Many have felt like the situation in Flint has not received the level of attention that it should have from state, local and federal actors. The lack of urgency around the crisis seen in the slow reaction of Michigan’s Governor to the situation has prompted many to point out that if this crisis were taking place in a predominantly white or more affluent American city there would be more attention paid and much quicker.
In January, President Obama visited the Detroit Auto Show, but did not stop in Flint. His all day comprehensive visit on May 4 appeared to be an answer to the lack of attention Flint has received amid conversations that “the federal government can’t get involved” in local matters because it “sets the wrong precedent.”

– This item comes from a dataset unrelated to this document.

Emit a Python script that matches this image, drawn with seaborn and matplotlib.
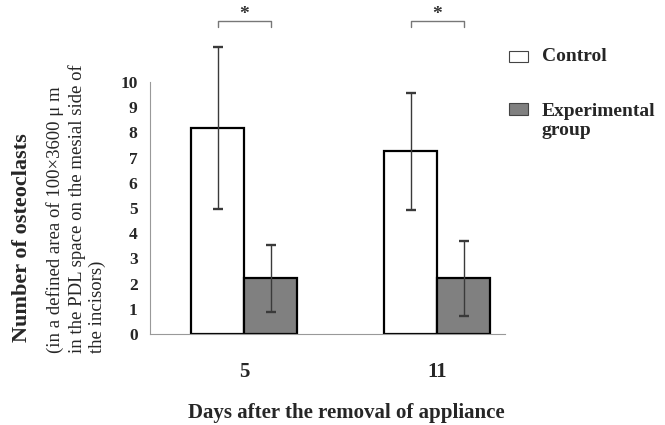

But it didn’t go unnoticed that the Obama Administration is in the midst of another foreign aid deal that would send billions in American tax money overseas, as Flint’s troubles continue. President Obama is currently in negotiations with Israel regarding an aid package that would be $10 billion more than the current 10-year pay out of aid for missile defense projects. But President Obama spoke generally of resources during his visit to Flint.
“As President, I’ve sent Flint the best resources our federal government has to support our state and local partners. The agencies that serve you — the agencies that specialize in health and housing, and those that support small businesses and our kids’ education; those that are responsible for the food that our children eat and, of course, the water we drink. Everybody is on duty. The National Guard is on duty. This is a hands-on-deck situation — all hands on deck.

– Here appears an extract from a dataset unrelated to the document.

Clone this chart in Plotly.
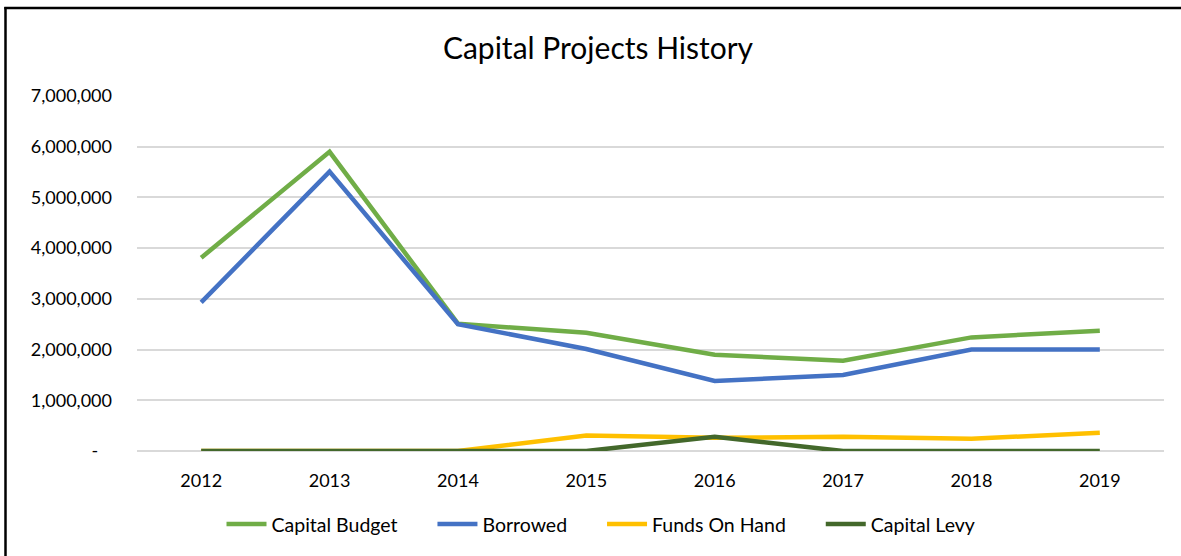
import plotly.graph_objects as go

years = ["2012", "2013", "2014", "2015", "2016", "2017", "2018", "2019"]
capital_budget = [3810000, 5900000, 2510000, 2330000, 1900000, 1780000, 2240000, 2370000]
borrowed = [2930000, 5510000, 2500000, 2010000, 1380000, 1500000, 2000000, 2000000]
funds_on_hand = [0, 0, 0, 305000, 260000, 280000, 240000, 360000]
capital_levy = [0, 0, 0, 0, 280000, 0, 0, 0]

tick_vals = [0, 1000000, 2000000, 3000000, 4000000, 5000000, 6000000, 7000000]
tick_text = ["-   ", "1,000,000", "2,000,000", "3,000,000", "4,000,000", "5,000,000", "6,000,000", "7,000,000"]

series_names = ["Capital Budget", "Borrowed", "Funds On Hand", "Capital Levy"]
series_values = [capital_budget, borrowed, funds_on_hand, capital_levy]
series_colors = ["#70AD47", "#4472C4", "#FFC000", "#43682B"]

FONT = "Lato"
PAD = "\u00a0" * 6

fig = go.Figure()
for i, (name, vals, color) in enumerate(zip(series_names, series_values, series_colors)):
    label = name + (PAD if i < len(series_names) - 1 else "")
    fig.add_trace(go.Scatter(
        x=years, y=vals, name=label, mode="lines",
        line=dict(color=color, width=4.5),
    ))

W, H = 1181, 556
L, R, T, B = 137, 17, 96, 104.5
pw, ph = W - L - R, H - T - B

def px_x(p):
    return (p - L) / pw

def px_y(p):
    return (H - B - p) / ph

fig.update_layout(
    width=W, height=H,
    margin=dict(l=L, r=R, t=T, b=B),
    paper_bgcolor="white", plot_bgcolor="white",
    font=dict(family=FONT, color="#000000", size=18),
    title=dict(text="Capital Projects History", x=598 / W, xanchor="center",
               y=1 - 48 / H, yanchor="middle", font=dict(size=30, family=FONT, color="#000000")),
    showlegend=True,
    legend=dict(orientation="h", x=px_x(601), xanchor="center", y=px_y(525), yanchor="middle",
                font=dict(size=19.5, family=FONT), itemwidth=40, tracegroupgap=0),
    xaxis=dict(type="category", range=[-0.5, 7.5], showgrid=False, showline=False,
               zeroline=False, ticks="", tickfont=dict(size=18), ticklabelstandoff=17),
    yaxis=dict(range=[0, 7000000], tickvals=tick_vals, ticktext=tick_text,
               showgrid=True, gridcolor="#D9D9D9", gridwidth=1.5, zeroline=True,
               zerolinecolor="#D9D9D9", zerolinewidth=1.5, showline=False, ticks="",
               tickfont=dict(size=18), ticklabelstandoff=24),
    shapes=[
        dict(type="line", xref="paper", yref="paper",
             x0=px_x(5.5), x1=px_x(5.5), y0=px_y(570), y1=px_y(6.8),
             line=dict(color="#000000", width=2.5), layer="above"),
        dict(type="line", xref="paper", yref="paper",
             x0=px_x(4.3), x1=px_x(1200), y0=px_y(8), y1=px_y(8),
             line=dict(color="#000000", width=2.5), layer="above"),
    ],
)

fig.write_html("out.html", config={"displayModeBar": False},
               post_script="document.body.style.margin='0';document.body.style.padding='0';")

President Obama also went over the history of Flint’s situation with a wide-angle lens.
“I’m not here to go through the full history of what happened. Like a lot of manufacturing towns, Flint’s economy has been taking hits for decades now — plants closing, jobs moving away. Manufacturing has shrunk. And that’s made it harder for the city to maintain city services,” President Obama said.
Obama continued: “Let’s face it, government officials at every level weren’t attentive to potential problems the way they should have been. So they start getting short-staffed, they start getting a shrinking tax base, more demand for services. Things start getting strained, and there’s not enough help from the outside. And then when Flint’s finances collapsed, an emergency manager was put in place whose mandate was primarily to cut at all costs. And then some very poor decisions were made. All these things contributed to this crisis.”